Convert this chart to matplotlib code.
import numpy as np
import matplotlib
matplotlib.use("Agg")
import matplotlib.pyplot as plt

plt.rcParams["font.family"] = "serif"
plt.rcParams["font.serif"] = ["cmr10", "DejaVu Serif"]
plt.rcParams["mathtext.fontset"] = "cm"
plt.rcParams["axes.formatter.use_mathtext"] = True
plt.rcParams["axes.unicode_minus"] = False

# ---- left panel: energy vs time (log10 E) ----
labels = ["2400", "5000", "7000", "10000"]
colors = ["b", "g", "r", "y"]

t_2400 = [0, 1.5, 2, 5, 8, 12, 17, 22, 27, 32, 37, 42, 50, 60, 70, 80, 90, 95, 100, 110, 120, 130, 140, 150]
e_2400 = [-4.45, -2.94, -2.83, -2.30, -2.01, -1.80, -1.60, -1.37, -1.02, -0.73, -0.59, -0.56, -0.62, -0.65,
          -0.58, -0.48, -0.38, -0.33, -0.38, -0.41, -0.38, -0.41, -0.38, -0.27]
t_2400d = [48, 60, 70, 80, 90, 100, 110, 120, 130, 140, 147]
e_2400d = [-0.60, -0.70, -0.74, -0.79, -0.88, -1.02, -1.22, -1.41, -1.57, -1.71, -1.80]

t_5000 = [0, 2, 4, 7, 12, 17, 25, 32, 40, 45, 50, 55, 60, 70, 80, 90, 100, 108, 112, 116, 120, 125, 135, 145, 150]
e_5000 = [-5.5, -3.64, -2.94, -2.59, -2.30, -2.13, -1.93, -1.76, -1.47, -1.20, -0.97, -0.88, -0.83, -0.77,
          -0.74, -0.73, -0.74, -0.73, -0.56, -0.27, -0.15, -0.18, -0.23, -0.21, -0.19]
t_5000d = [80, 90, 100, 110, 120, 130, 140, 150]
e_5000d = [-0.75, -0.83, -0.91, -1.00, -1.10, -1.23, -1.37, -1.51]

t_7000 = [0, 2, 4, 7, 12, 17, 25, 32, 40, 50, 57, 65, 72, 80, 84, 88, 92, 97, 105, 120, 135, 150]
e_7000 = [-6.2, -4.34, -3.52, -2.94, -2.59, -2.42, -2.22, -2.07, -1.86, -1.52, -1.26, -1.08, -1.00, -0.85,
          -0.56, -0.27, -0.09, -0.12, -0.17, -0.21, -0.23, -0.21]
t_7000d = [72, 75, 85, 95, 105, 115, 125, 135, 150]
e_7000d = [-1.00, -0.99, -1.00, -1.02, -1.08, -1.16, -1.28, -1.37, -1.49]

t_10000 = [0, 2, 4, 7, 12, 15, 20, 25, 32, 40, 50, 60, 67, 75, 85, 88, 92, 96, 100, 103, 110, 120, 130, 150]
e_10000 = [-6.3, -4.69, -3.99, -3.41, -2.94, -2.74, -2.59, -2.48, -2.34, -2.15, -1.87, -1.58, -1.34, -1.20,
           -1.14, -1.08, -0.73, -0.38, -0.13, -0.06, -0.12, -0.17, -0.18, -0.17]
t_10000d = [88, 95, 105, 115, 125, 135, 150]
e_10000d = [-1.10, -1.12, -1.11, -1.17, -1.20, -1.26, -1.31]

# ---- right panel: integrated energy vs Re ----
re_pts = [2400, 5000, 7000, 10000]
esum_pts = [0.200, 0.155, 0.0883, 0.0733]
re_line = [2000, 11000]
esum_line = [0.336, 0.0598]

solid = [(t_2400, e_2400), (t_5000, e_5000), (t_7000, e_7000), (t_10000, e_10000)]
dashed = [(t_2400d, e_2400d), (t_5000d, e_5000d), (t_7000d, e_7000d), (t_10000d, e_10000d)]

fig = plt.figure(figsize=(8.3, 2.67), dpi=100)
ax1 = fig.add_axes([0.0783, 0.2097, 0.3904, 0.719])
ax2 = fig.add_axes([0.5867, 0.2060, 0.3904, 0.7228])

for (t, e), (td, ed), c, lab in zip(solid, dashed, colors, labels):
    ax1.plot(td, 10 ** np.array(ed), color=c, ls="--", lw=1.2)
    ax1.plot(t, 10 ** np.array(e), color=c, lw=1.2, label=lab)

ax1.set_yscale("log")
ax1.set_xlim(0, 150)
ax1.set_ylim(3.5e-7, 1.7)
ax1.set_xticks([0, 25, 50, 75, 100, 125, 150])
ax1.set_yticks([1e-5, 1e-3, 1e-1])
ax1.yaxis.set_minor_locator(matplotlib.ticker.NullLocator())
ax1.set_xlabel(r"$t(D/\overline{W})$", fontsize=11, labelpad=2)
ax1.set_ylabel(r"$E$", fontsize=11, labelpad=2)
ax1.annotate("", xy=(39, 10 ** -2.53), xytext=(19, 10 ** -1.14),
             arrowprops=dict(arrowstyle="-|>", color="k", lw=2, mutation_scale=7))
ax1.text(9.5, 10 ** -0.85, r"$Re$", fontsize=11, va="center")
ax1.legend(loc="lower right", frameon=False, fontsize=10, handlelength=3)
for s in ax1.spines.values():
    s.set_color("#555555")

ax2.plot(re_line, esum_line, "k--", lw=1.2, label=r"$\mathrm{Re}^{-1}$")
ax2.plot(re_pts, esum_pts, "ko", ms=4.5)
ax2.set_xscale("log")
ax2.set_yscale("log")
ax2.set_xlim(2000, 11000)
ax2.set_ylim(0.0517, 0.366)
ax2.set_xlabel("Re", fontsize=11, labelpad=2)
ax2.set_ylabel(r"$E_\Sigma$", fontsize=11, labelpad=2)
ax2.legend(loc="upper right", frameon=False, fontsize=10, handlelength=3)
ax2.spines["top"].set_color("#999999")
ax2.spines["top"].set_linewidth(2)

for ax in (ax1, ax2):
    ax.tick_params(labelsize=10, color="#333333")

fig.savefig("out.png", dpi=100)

***

=== Exercise aim ===
Copy all of the material word for word.

=== Written response ===
Convert this chart to matplotlib code.
import numpy as np
import matplotlib
matplotlib.use("Agg")
import matplotlib.pyplot as plt

plt.rcParams["font.family"] = "serif"
plt.rcParams["font.serif"] = ["cmr10", "DejaVu Serif"]
plt.rcParams["mathtext.fontset"] = "cm"
plt.rcParams["axes.formatter.use_mathtext"] = True
plt.rcParams["axes.unicode_minus"] = False

# ---- left panel: energy vs time (log10 E) ----
labels = ["2400", "5000", "7000", "10000"]
colors = ["b", "g", "r", "y"]

t_2400 = [0, 1.5, 2, 5, 8, 12, 17, 22, 27, 32, 37, 42, 50, 60, 70, 80, 90, 95, 100, 110, 120, 130, 140, 150]
e_2400 = [-4.45, -2.94, -2.83, -2.30, -2.01, -1.80, -1.60, -1.37, -1.02, -0.73, -0.59, -0.56, -0.62, -0.65,
          -0.58, -0.48, -0.38, -0.33, -0.38, -0.41, -0.38, -0.41, -0.38, -0.27]
t_2400d = [48, 60, 70, 80, 90, 100, 110, 120, 130, 140, 147]
e_2400d = [-0.60, -0.70, -0.74, -0.79, -0.88, -1.02, -1.22, -1.41, -1.57, -1.71, -1.80]

t_5000 = [0, 2, 4, 7, 12, 17, 25, 32, 40, 45, 50, 55, 60, 70, 80, 90, 100, 108, 112, 116, 120, 125, 135, 145, 150]
e_5000 = [-5.5, -3.64, -2.94, -2.59, -2.30, -2.13, -1.93, -1.76, -1.47, -1.20, -0.97, -0.88, -0.83, -0.77,
          -0.74, -0.73, -0.74, -0.73, -0.56, -0.27, -0.15, -0.18, -0.23, -0.21, -0.19]
t_5000d = [80, 90, 100, 110, 120, 130, 140, 150]
e_5000d = [-0.75, -0.83, -0.91, -1.00, -1.10, -1.23, -1.37, -1.51]

t_7000 = [0, 2, 4, 7, 12, 17, 25, 32, 40, 50, 57, 65, 72, 80, 84, 88, 92, 97, 105, 120, 135, 150]
e_7000 = [-6.2, -4.34, -3.52, -2.94, -2.59, -2.42, -2.22, -2.07, -1.86, -1.52, -1.26, -1.08, -1.00, -0.85,
          -0.56, -0.27, -0.09, -0.12, -0.17, -0.21, -0.23, -0.21]
t_7000d = [72, 75, 85, 95, 105, 115, 125, 135, 150]
e_7000d = [-1.00, -0.99, -1.00, -1.02, -1.08, -1.16, -1.28, -1.37, -1.49]

t_10000 = [0, 2, 4, 7, 12, 15, 20, 25, 32, 40, 50, 60, 67, 75, 85, 88, 92, 96, 100, 103, 110, 120, 130, 150]
e_10000 = [-6.3, -4.69, -3.99, -3.41, -2.94, -2.74, -2.59, -2.48, -2.34, -2.15, -1.87, -1.58, -1.34, -1.20,
           -1.14, -1.08, -0.73, -0.38, -0.13, -0.06, -0.12, -0.17, -0.18, -0.17]
t_10000d = [88, 95, 105, 115, 125, 135, 150]
e_10000d = [-1.10, -1.12, -1.11, -1.17, -1.20, -1.26, -1.31]

# ---- right panel: integrated energy vs Re ----
re_pts = [2400, 5000, 7000, 10000]
esum_pts = [0.200, 0.155, 0.0883, 0.0733]
re_line = [2000, 11000]
esum_line = [0.336, 0.0598]

solid = [(t_2400, e_2400), (t_5000, e_5000), (t_7000, e_7000), (t_10000, e_10000)]
dashed = [(t_2400d, e_2400d), (t_5000d, e_5000d), (t_7000d, e_7000d), (t_10000d, e_10000d)]

fig = plt.figure(figsize=(8.3, 2.67), dpi=100)
ax1 = fig.add_axes([0.0783, 0.2097, 0.3904, 0.719])
ax2 = fig.add_axes([0.5867, 0.2060, 0.3904, 0.7228])

for (t, e), (td, ed), c, lab in zip(solid, dashed, colors, labels):
    ax1.plot(td, 10 ** np.array(ed), color=c, ls="--", lw=1.2)
    ax1.plot(t, 10 ** np.array(e), color=c, lw=1.2, label=lab)

ax1.set_yscale("log")
ax1.set_xlim(0, 150)
ax1.set_ylim(3.5e-7, 1.7)
ax1.set_xticks([0, 25, 50, 75, 100, 125, 150])
ax1.set_yticks([1e-5, 1e-3, 1e-1])
ax1.yaxis.set_minor_locator(matplotlib.ticker.NullLocator())
ax1.set_xlabel(r"$t(D/\overline{W})$", fontsize=11, labelpad=2)
ax1.set_ylabel(r"$E$", fontsize=11, labelpad=2)
ax1.annotate("", xy=(39, 10 ** -2.53), xytext=(19, 10 ** -1.14),
             arrowprops=dict(arrowstyle="-|>", color="k", lw=2, mutation_scale=7))
ax1.text(9.5, 10 ** -0.85, r"$Re$", fontsize=11, va="center")
ax1.legend(loc="lower right", frameon=False, fontsize=10, handlelength=3)
for s in ax1.spines.values():
    s.set_color("#555555")

ax2.plot(re_line, esum_line, "k--", lw=1.2, label=r"$\mathrm{Re}^{-1}$")
ax2.plot(re_pts, esum_pts, "ko", ms=4.5)
ax2.set_xscale("log")
ax2.set_yscale("log")
ax2.set_xlim(2000, 11000)
ax2.set_ylim(0.0517, 0.366)
ax2.set_xlabel("Re", fontsize=11, labelpad=2)
ax2.set_ylabel(r"$E_\Sigma$", fontsize=11, labelpad=2)
ax2.legend(loc="upper right", frameon=False, fontsize=10, handlelength=3)
ax2.spines["top"].set_color("#999999")
ax2.spines["top"].set_linewidth(2)

for ax in (ax1, ax2):
    ax.tick_params(labelsize=10, color="#333333")

fig.savefig("out.png", dpi=100)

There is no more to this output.